What you will do:
Work out how many lines hold "with". Give the number and nothing else.

Given material:
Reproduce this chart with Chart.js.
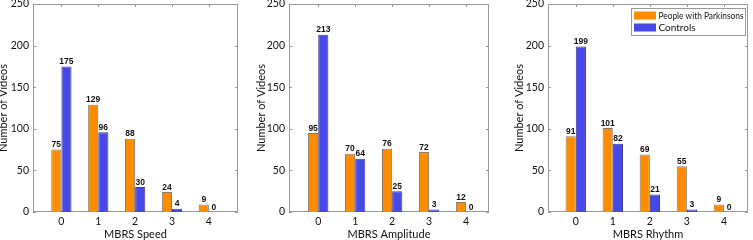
<!DOCTYPE html>
<html>
<head>
<meta charset="utf-8">
<script src="https://cdn.jsdelivr.net/npm/chart.js@4.4.0/dist/chart.umd.min.js"></script>
<style>
  html, body { margin: 0; padding: 0; background: #fff; }
  #wrap { position: relative; width: 753px; height: 240px; overflow: hidden; }
  .panel { position: absolute; top: 0; }
</style>
</head>
<body>
<div id="wrap">
  <canvas id="speedChart" class="panel" style="left:0px" width="250" height="240"></canvas>
  <canvas id="amplitudeChart" class="panel" style="left:250px" width="250" height="240"></canvas>
  <canvas id="rhythmChart" class="panel" style="left:500px" width="253" height="240"></canvas>
</div>
<script>
// MBRS scores on the x axis
const scores = [0, 1, 2, 3, 4];
const yTickValues = [0, 50, 100, 150, 200, 250];

// number of videos per score
const speedPD = [75, 129, 88, 24, 9];
const speedControls = [175, 96, 30, 4, 0];
const amplitudePD = [95, 70, 76, 72, 12];
const amplitudeControls = [213, 64, 25, 3, 0];
const rhythmPD = [91, 101, 69, 55, 9];
const rhythmControls = [199, 82, 21, 3, 0];

const seriesNames = ['People with Parkinsons', 'Controls'];

const orange = 'rgb(255,140,0)';
const blue = 'rgb(72,72,232)';
const axisGray = '#9a9a9a';
const textColor = '#111';
const uiFont = 'Lato, "Open Sans", sans-serif';

// draws the box round the plot, inner tick marks, value labels and (optionally) the legend
const framePlugin = {
    id: 'frame',
    beforeDatasetsDraw(chart) {
        const ctx = chart.ctx;
        const a = chart.chartArea;
        const xs = chart.scales.x;
        const ys = chart.scales.y;
        ctx.save();
        ctx.strokeStyle = axisGray;
        ctx.lineWidth = 1;
        ctx.beginPath();
        xs.ticks.forEach(t => {
            const px = Math.round(xs.getPixelForValue(t.value)) + 0.5;
            ctx.moveTo(px, a.top);
            ctx.lineTo(px, a.top + 3);
        });
        ys.ticks.forEach(t => {
            const py = Math.round(ys.getPixelForValue(t.value)) + 0.5;
            ctx.moveTo(a.left, py);
            ctx.lineTo(a.left + 3, py);
            ctx.moveTo(a.right, py);
            ctx.lineTo(a.right - 3, py);
        });
        ctx.stroke();
        ctx.strokeRect(Math.round(a.left) + 0.5, Math.round(a.top) + 0.5,
            Math.round(a.width) - 1, Math.round(a.height) - 1);
        ctx.restore();
    },
    afterDatasetsDraw(chart, args, opts) {
        const ctx = chart.ctx;
        ctx.save();
        ctx.fillStyle = '#111';
        ctx.font = 'bold 8.5px "Liberation Sans", Arial, sans-serif';
        ctx.textAlign = 'center';
        ctx.textBaseline = 'bottom';
        chart.data.datasets.forEach((ds, i) => {
            chart.getDatasetMeta(i).data.forEach((bar, j) => {
                ctx.fillText(String(ds.data[j].y), bar.x, bar.y - 0.5);
            });
        });

        if (opts.legend) {
            const a = chart.chartArea;
            const boxW = 114, boxH = 27;
            const bx = Math.round(a.right - boxW - 3) + 0.5;
            const by = Math.round(a.top + 4) + 0.5;
            ctx.fillStyle = '#fff';
            ctx.fillRect(bx, by, boxW, boxH);
            ctx.strokeStyle = axisGray;
            ctx.lineWidth = 1;
            ctx.strokeRect(bx, by, boxW, boxH);
            ctx.font = '10px ' + uiFont;
            ctx.textAlign = 'left';
            ctx.textBaseline = 'middle';
            chart.data.datasets.forEach((ds, i) => {
                const sy = by + 3 + i * 12;
                ctx.fillStyle = ds.backgroundColor;
                ctx.fillRect(bx + 2.5, sy, 22, 8);
                ctx.fillStyle = textColor;
                ctx.fillText(ds.label, bx + 27, sy + 4, boxW - 29);
            });
        }
        ctx.restore();
    }
};

function makePanel(canvasId, axisTitle, pd, controls, layout) {
    const toPoints = vals => scores.map((s, i) => ({ x: s, y: vals[i] }));
    return new Chart(document.getElementById(canvasId), {
        type: 'bar',
        data: {
            datasets: [
                {
                    label: seriesNames[0],
                    data: toPoints(pd),
                    backgroundColor: orange,
                    borderColor: 'rgba(120,100,70,0.85)',
                    borderWidth: 1
                },
                {
                    label: seriesNames[1],
                    data: toPoints(controls),
                    backgroundColor: blue,
                    borderColor: 'rgba(40,40,140,0.9)',
                    borderWidth: 1
                }
            ]
        },
        plugins: [framePlugin],
        options: {
            responsive: false,
            animation: false,
            devicePixelRatio: 1,
            categoryPercentage: 0.55,
            barPercentage: 1.0,
            layout: { padding: { left: 0, right: layout.padRight, top: 4, bottom: 0 } },
            plugins: {
                legend: { display: false },
                tooltip: { enabled: false },
                frame: { legend: layout.legend }
            },
            scales: {
                x: {
                    type: 'linear',
                    offset: false,
                    min: layout.xMin,
                    max: layout.xMax,
                    afterBuildTicks: s => { s.ticks = scores.map(v => ({ value: v })); },
                    afterFit: s => { s.height = 28; s.paddingLeft = 0; s.paddingRight = 0; },
                    grid: { display: false, drawTicks: false, offset: false },
                    border: { display: false },
                    ticks: { padding: 3, color: textColor, font: { family: uiFont, size: 10.5 } },
                    title: {
                        display: true,
                        text: axisTitle,
                        color: textColor,
                        padding: { top: 0, bottom: 0 },
                        font: { family: uiFont, size: 11, lineHeight: 1 }
                    }
                },
                y: {
                    min: 0,
                    max: 250,
                    afterBuildTicks: s => { s.ticks = yTickValues.map(v => ({ value: v })); },
                    afterFit: s => { s.width = layout.yWidth; s.paddingTop = 0; s.paddingBottom = 0; },
                    grid: { display: false, drawTicks: false },
                    border: { display: false },
                    ticks: { padding: 4, color: textColor, font: { family: uiFont, size: 10.5 } },
                    title: {
                        display: true,
                        text: 'Number of Videos',
                        color: textColor,
                        padding: { top: layout.titlePad, bottom: 0 },
                        font: { family: uiFont, size: 11, lineHeight: 1 }
                    }
                }
            }
        }
    });
}

makePanel('speedChart', 'MBRS Speed', speedPD, speedControls,
    { xMin: -0.77, xMax: 4.79, yWidth: 33, padRight: 12, titlePad: -2, legend: false });
makePanel('amplitudeChart', 'MBRS Amplitude', amplitudePD, amplitudeControls,
    { xMin: -0.79, xMax: 4.62, yWidth: 39, padRight: 11, titlePad: 6, legend: false });
makePanel('rhythmChart', 'MBRS Rhythm', rhythmPD, rhythmControls,
    { xMin: -0.75, xMax: 4.65, yWidth: 48, padRight: 5, titlePad: 14, legend: true });
</script>
</body>
</html>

Response to the exercise:
2